A two-dimensionally microporous thiostannate with superior Cs+ and Sr2+ ion-exchange property

Abstract

The removal of highly radioactive and long-lived ¹³⁷Cs⁺ and ⁹⁰Sr²⁺ from solution is of significance for radionuclide remediation. Herein we prepared a two-dimensionally microporous thiostannate, namely (Me₂NH₂)_4/3(Me₃NH)_2/3Sn₃S₇·1.25H₂O (FJSM-SnS), and systematically investigated its Cs⁺ and Sr²⁺ ion-exchange performance in different conditions. The structural stabilities and variation, ion-exchange kinetic and isothermal behavior, pH-dependent distribution coefficients (K_d), ion-exchange in simulated groundwater and ion-exchange applied to chromatography have been investigated. The results indicated that the maximum Cs⁺ and Sr²⁺ ion-exchange capacities of FJSM-SnS were 408.91 mg g⁻¹ and 65.19 mg g⁻¹, respectively.

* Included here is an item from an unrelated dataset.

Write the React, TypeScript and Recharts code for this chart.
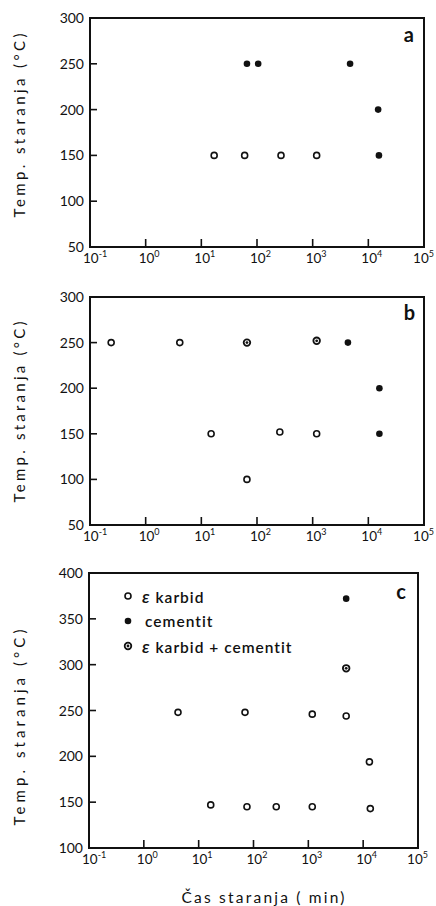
import React from 'react';
import { ScatterChart, Scatter, XAxis, YAxis, ReferenceArea, Legend } from 'recharts';

const X_TICKS = [0.1, 1, 10, 100, 1000, 10000, 100000];
const X_EXPONENTS = ['-1', '0', '1', '2', '3', '4', '5'];
const Y_TICKS_AB = [50, 100, 150, 200, 250, 300];
const Y_TICKS_C = [100, 150, 200, 250, 300, 350, 400];

const SERIES_NAMES = ['ε karbid', 'cementit', 'ε karbid + cementit'];

// panel a
const A_KARBID_TIME = [17, 60, 270, 1180];
const A_KARBID_TEMP = [150, 150, 150, 150];
const A_CEMENTIT_TIME = [66, 105, 4700, 15000, 15500];
const A_CEMENTIT_TEMP = [250, 250, 250, 200, 150];

// panel b
const B_KARBID_TIME = [0.24, 4.1, 15, 257, 1180, 66];
const B_KARBID_TEMP = [250, 250, 150, 152, 150, 100];
const B_CEMENTIT_TIME = [4300, 15800, 15800];
const B_CEMENTIT_TEMP = [250, 200, 150];
const B_MIXED_TIME = [66, 1180];
const B_MIXED_TEMP = [250, 252];

// panel c
const C_KARBID_TIME = [4.2, 70, 1180, 4900, 13000, 16.6, 76, 260, 1180, 13500];
const C_KARBID_TEMP = [248, 248, 246, 244, 194, 147, 145, 145, 145, 143];
const C_CEMENTIT_TIME = [4900];
const C_CEMENTIT_TEMP = [372];
const C_MIXED_TIME = [4900];
const C_MIXED_TEMP = [296];

const FONT = 'Lato, "DejaVu Sans", sans-serif';
const INK = '#111';

const toPoints = (time: number[], temp: number[]) => time.map((t, i) => ({ time: t, temp: temp[i] }));

const OpenDot = (p: any) => (
  <circle cx={p.cx} cy={p.cy} r={3} fill="#fff" stroke={INK} strokeWidth={1.6} />
);
const FilledDot = (p: any) => <circle cx={p.cx} cy={p.cy} r={3.3} fill={INK} />;
const MixedDot = (p: any) => (
  <g>
    <circle cx={p.cx} cy={p.cy} r={3.3} fill="#fff" stroke={INK} strokeWidth={1.8} />
    <circle cx={p.cx} cy={p.cy} r={1.4} fill={INK} />
  </g>
);
const SHAPES = [OpenDot, FilledDot, MixedDot];

const XTick = (props: any) => {
  const { x, y, payload } = props;
  const idx = X_TICKS.indexOf(payload.value);
  const last = idx === X_TICKS.length - 1;
  return (
    <g>
      {idx > 0 && !last && (
        <line x1={x} x2={x} y1={y} y2={y - 8} stroke={INK} strokeWidth={1.6} />
      )}
      <text
        x={last ? x + 10 : x - 7}
        y={y + 16}
        textAnchor={last ? 'end' : 'start'}
        fontSize={13.5}
        fill={INK}
        fontFamily={FONT}
      >
        10
        <tspan dy={-6} fontSize={9}>
          {X_EXPONENTS[idx]}
        </tspan>
      </text>
    </g>
  );
};

const YTick = (props: any) => {
  const { x, y, payload } = props;
  return (
    <g>
      <line x1={x} x2={x + 7} y1={y} y2={y} stroke={INK} strokeWidth={1.6} />
      <text x={x - 6} y={y + 5} textAnchor="end" fontSize={14} fill={INK} fontFamily={FONT}>
        {payload.value}
      </text>
    </g>
  );
};

const renderLegend = (props: any) => {
  const payload = [...(props.payload || [])].sort(
    (a: any, b: any) => SERIES_NAMES.indexOf(a.value) - SERIES_NAMES.indexOf(b.value)
  );
  return (
    <div style={{ fontFamily: FONT, fontSize: 15.5, fontWeight: 600, letterSpacing: 1, color: INK }}>
      {payload.map((entry: any, i: number) => {
        const k = SERIES_NAMES.indexOf(entry.value);
        const Shape = SHAPES[k < 0 ? i : k];
        const label = entry.value as string;
        return (
          <div key={label} style={{ height: 25, display: 'flex', alignItems: 'center' }}>
            <svg width={14} height={14}>
              <Shape cx={7} cy={7} />
            </svg>
            <span style={{ marginLeft: label.startsWith('ε') ? 7 : 10, whiteSpace: 'nowrap' }}>
              {label.startsWith('ε') ? (
                <>
                  <span style={{ fontStyle: 'italic', fontSize: 18 }}>ε</span>
                  {label.slice(1)}
                </>
              ) : (
                label
              )}
            </span>
          </div>
        );
      })}
    </div>
  );
};

interface PanelProps {
  top: number;
  height: number;
  margin: { top: number; right: number; left: number; bottom: number };
  yWidth: number;
  xHeight: number;
  yTicks: number[];
  letter: string;
  letterOffset: number;
  titleDy: number;
  titleLength: number;
  series: { name: string; data: { time: number; temp: number }[]; shape: any }[];
  xTitle?: boolean;
  legend?: boolean;
}

const Panel = (p: PanelProps) => {
  const yMin = p.yTicks[0];
  const yMax = p.yTicks[p.yTicks.length - 1];
  return (
    <div style={{ position: 'absolute', left: 0, top: p.top, width: 436, height: p.height }}>
      <ScatterChart width={436} height={p.height} margin={p.margin}>
        <XAxis
          dataKey="time"
          type="number"
          scale="log"
          domain={[0.1, 100000]}
          ticks={X_TICKS}
          interval={0}
          allowDataOverflow
          height={p.xHeight}
          tickSize={0}
          tickMargin={0}
          tick={XTick}
          axisLine={{ stroke: INK, strokeWidth: 2 }}
          label={
            p.xTitle
              ? {
                  content: () => (
                    <text
                      x={263}
                      y={348}
                      textAnchor="middle"
                      fontSize={15.5}
                      fill={INK}
                      fontFamily={FONT}
                      textLength={163}
                      lengthAdjust="spacing"
                    >
                      Čas staranja ( min)
                    </text>
                  ),
                }
              : undefined
          }
        />
        <YAxis
          dataKey="temp"
          type="number"
          domain={[yMin, yMax]}
          ticks={p.yTicks}
          interval={0}
          width={p.yWidth}
          tickSize={0}
          tickMargin={0}
          tick={YTick}
          axisLine={{ stroke: INK, strokeWidth: 2 }}
          label={{
            content: (lp: any) => {
              const vb = lp.viewBox || { y: 0, height: 0 };
              const cy = vb.y + vb.height / 2 + p.titleDy;
              return (
                <text
                  x={19}
                  y={cy}
                  transform={`rotate(-90 19 ${cy})`}
                  textAnchor="middle"
                  dominantBaseline="central"
                  fontSize={15}
                  fill={INK}
                  fontFamily={FONT}
                  textLength={p.titleLength}
                  lengthAdjust="spacing"
                >
                  Temp. staranja  (°C)
                </text>
              );
            },
          }}
        />
        <ReferenceArea
          x1={0.1}
          x2={100000}
          y1={yMin}
          y2={yMax}
          fill="none"
          stroke={INK}
          strokeWidth={2}
          ifOverflow="visible"
          label={{
            value: p.letter,
            position: 'insideTopRight',
            offset: p.letterOffset,
            fontSize: 20,
            fontWeight: 700,
            fill: INK,
            fontFamily: FONT,
          }}
        />
        {p.series.map((s) => (
          <Scatter
            key={s.name}
            name={s.name}
            data={s.data}
            shape={s.shape}
            fill={INK}
            isAnimationActive={false}
          />
        ))}
        {p.legend && (
          <Legend
            layout="vertical"
            align="center"
            verticalAlign="middle"
            content={renderLegend}
            wrapperStyle={{ left: 121, top: 28, width: 260 }}
          />
        )}
      </ScatterChart>
    </div>
  );
};

export default function App() {
  return (
    <div style={{ position: 'absolute', left: 0, top: 0, width: 436, height: 906, background: '#fff' }}>
      <Panel
        top={0}
        height={280}
        margin={{ top: 18, right: 12, left: 0, bottom: 0 }}
        yWidth={90}
        xHeight={33}
        yTicks={Y_TICKS_AB}
        letter="a"
        letterOffset={10}
        titleDy={-7}
        titleLength={184}
        series={[
          { name: SERIES_NAMES[0], data: toPoints(A_KARBID_TIME, A_KARBID_TEMP), shape: OpenDot },
          { name: SERIES_NAMES[1], data: toPoints(A_CEMENTIT_TIME, A_CEMENTIT_TEMP), shape: FilledDot },
        ]}
      />
      <Panel
        top={280}
        height={275}
        margin={{ top: 17, right: 12, left: 0, bottom: 0 }}
        yWidth={90}
        xHeight={30}
        yTicks={Y_TICKS_AB}
        letter="b"
        letterOffset={9}
        titleDy={1}
        titleLength={181}
        series={[
          { name: SERIES_NAMES[0], data: toPoints(B_KARBID_TIME, B_KARBID_TEMP), shape: OpenDot },
          { name: SERIES_NAMES[1], data: toPoints(B_CEMENTIT_TIME, B_CEMENTIT_TEMP), shape: FilledDot },
          { name: SERIES_NAMES[2], data: toPoints(B_MIXED_TIME, B_MIXED_TEMP), shape: MixedDot },
        ]}
      />
      <Panel
        top={555}
        height={351}
        margin={{ top: 18, right: 18, left: 0, bottom: 0 }}
        yWidth={89}
        xHeight={58}
        yTicks={Y_TICKS_C}
        letter="c"
        letterOffset={12}
        titleDy={17}
        titleLength={196}
        xTitle
        legend
        series={[
          { name: SERIES_NAMES[0], data: toPoints(C_KARBID_TIME, C_KARBID_TEMP), shape: OpenDot },
          { name: SERIES_NAMES[1], data: toPoints(C_CEMENTIT_TIME, C_CEMENTIT_TEMP), shape: FilledDot },
          { name: SERIES_NAMES[2], data: toPoints(C_MIXED_TIME, C_MIXED_TEMP), shape: MixedDot },
        ]}
      />
    </div>
  );
}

In particular, FJSM-SnS showed quick ion-exchange ability and wide pH resistance (0.7–12.7) which make it outstanding among the ion-exchangers. An ion-exchange chromatographic column was firstly studied for chalcogenido ion-exchange materials, that is, a column filled with 3.0 g FJSM-SnS could remove 96–99% of Cs⁺ ion and near 100% of Sr²⁺ ion at low ionic concentrations in 900 bed volumes solutions. Furthermore, the title material could be synthesized on a large scale by a facile, one-pot and economical solvothermal method. The relatively low cost but remarkable ion-exchange performance makes it promising for radionuclide remediation.